- [Aim of the exercise]: Identify each line below that contains the word "React", and copy it out.

□ □ □ □ □

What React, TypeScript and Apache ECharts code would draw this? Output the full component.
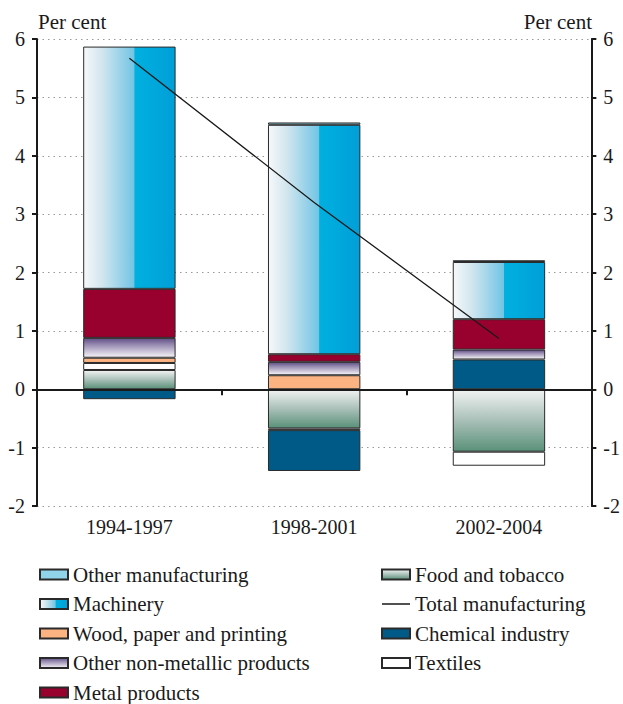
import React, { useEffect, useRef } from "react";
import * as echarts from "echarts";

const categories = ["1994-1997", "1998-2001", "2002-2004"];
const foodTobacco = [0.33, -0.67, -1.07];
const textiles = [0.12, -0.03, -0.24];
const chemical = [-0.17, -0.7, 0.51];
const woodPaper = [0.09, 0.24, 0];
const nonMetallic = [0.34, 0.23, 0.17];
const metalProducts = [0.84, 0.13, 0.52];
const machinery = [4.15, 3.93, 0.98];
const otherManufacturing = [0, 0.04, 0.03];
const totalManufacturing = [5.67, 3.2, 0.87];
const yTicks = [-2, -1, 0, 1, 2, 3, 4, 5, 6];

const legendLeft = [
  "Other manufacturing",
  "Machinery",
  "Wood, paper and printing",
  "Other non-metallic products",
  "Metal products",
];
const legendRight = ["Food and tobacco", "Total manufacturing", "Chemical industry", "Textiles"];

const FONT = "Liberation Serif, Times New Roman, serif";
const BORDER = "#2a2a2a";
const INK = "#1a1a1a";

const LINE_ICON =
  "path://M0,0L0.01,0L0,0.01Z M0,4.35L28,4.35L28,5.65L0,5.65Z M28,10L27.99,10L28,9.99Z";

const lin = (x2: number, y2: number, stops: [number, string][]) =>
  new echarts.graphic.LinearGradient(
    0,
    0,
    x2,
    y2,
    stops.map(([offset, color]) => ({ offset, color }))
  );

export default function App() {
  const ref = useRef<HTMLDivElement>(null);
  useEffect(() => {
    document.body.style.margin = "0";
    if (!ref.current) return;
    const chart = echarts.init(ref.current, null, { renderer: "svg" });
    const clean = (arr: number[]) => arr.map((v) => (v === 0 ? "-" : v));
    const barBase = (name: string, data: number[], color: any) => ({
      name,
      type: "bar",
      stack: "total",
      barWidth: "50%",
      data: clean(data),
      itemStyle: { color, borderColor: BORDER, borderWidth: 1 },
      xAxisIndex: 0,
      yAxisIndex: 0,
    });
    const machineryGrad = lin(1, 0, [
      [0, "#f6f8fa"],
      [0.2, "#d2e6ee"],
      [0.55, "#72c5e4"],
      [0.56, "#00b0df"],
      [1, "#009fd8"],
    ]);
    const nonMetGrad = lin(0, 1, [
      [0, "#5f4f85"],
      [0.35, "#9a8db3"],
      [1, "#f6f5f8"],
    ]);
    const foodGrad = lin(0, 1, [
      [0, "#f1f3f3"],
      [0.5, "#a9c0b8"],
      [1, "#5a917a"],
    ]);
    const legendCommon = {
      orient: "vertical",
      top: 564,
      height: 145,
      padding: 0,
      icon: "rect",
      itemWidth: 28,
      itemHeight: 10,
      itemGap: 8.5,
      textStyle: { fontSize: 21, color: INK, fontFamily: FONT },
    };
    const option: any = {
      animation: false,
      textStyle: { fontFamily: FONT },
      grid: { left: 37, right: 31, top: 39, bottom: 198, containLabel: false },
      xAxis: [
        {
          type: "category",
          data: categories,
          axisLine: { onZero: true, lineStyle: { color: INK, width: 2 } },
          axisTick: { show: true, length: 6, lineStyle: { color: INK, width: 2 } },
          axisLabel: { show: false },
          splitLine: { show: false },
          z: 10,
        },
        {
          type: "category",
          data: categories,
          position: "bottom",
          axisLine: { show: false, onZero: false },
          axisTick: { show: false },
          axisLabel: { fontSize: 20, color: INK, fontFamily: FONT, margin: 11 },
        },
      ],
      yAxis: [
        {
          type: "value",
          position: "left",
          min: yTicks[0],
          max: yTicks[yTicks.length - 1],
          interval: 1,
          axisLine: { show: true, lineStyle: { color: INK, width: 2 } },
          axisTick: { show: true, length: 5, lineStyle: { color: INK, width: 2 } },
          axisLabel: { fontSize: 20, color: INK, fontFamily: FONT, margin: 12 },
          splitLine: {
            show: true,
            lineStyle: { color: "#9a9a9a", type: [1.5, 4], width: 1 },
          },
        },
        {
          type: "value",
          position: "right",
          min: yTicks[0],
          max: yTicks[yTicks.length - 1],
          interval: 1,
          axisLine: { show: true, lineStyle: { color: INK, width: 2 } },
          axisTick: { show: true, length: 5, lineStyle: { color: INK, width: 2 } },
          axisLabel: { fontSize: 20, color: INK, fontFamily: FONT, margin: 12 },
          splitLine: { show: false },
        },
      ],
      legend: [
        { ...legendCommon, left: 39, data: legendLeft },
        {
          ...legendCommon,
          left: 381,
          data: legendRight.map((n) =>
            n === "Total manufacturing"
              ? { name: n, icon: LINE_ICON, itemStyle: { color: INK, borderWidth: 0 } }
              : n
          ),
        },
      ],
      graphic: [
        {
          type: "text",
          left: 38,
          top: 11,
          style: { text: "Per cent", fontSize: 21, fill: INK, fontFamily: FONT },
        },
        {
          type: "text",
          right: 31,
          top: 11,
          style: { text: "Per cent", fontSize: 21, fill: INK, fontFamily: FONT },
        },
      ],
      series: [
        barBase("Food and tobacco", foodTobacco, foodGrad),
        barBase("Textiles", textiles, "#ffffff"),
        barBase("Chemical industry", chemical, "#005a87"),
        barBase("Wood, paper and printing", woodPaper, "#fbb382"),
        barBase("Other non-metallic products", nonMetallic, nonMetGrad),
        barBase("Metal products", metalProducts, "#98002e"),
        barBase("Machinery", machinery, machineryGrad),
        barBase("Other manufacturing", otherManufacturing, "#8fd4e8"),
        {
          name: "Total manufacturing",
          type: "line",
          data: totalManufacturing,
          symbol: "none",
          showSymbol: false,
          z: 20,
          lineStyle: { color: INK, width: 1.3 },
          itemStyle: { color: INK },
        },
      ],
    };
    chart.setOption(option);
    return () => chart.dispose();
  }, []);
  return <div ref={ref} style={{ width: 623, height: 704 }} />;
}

□ □ □ □ □

- [Task solution]:
What React, TypeScript and Apache ECharts code would draw this? Output the full component.
import React, { useEffect, useRef } from "react";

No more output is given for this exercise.